2.1. Il motivo è fondato.
Il Presidente della Corte di merito ha omesso di pronunciarsi sulla liquidazione del compenso maturato dall’Avv. P. per aver intrapreso, nel suo interesse, il giudizio di opposizione a decreto di liquidazione delle spese e quindi il vizio di omessa pronunzia è palese. Il mancato regolamento delle spese di un procedimento contenzioso da parte del giudice che, a norma dell'art. 91 cod. proc. civ., avrebbe dovuto provvedervi con la sentenza o altro provvedimento a contenuto decisorio emesso a definizione dello stesso, non si sottrae alle regole generali dettate dagli artt. 91 e 92 cod. proc. civ. e integra un vizio di omessa pronuncia, riparabile soltanto con l'impugnazione (Cass. Sez. 2, n. 9785 del 25.03.2022; Cass. Sez. 3, n. 4012 del 19.02.2013).

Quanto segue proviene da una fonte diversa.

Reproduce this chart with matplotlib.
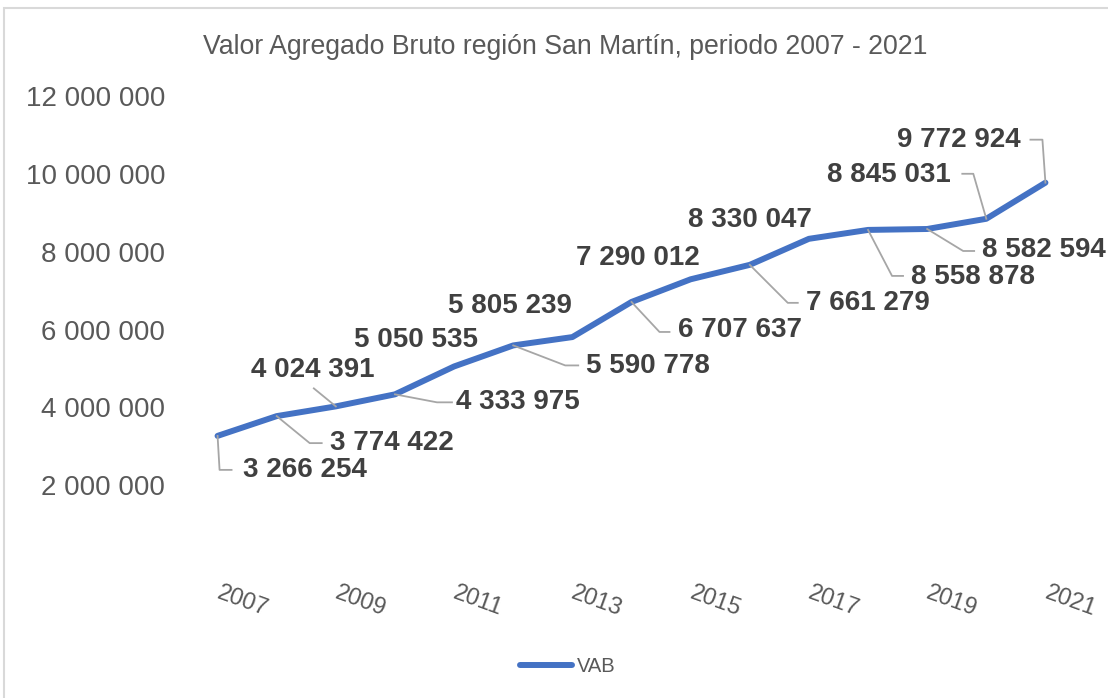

Va, quindi, accolto il secondo motivo di ricorso, con rigetto del primo. L’ordinanza è cassata con rinvio alla Corte d’Appello di Catanzaro che, in diversa composizione, provvederà anche sulle spese del presente procedimento.
P.Q.M.
La Corte accoglie il secondo motivo di ricorso, rigetta il primo; cassa il provvedimento impugnato in relazione al motivo accolto e rinvia alla Corte d’Appello di Catanzaro in diversa composizione, che deciderà anche sulle spese del presente giudizio.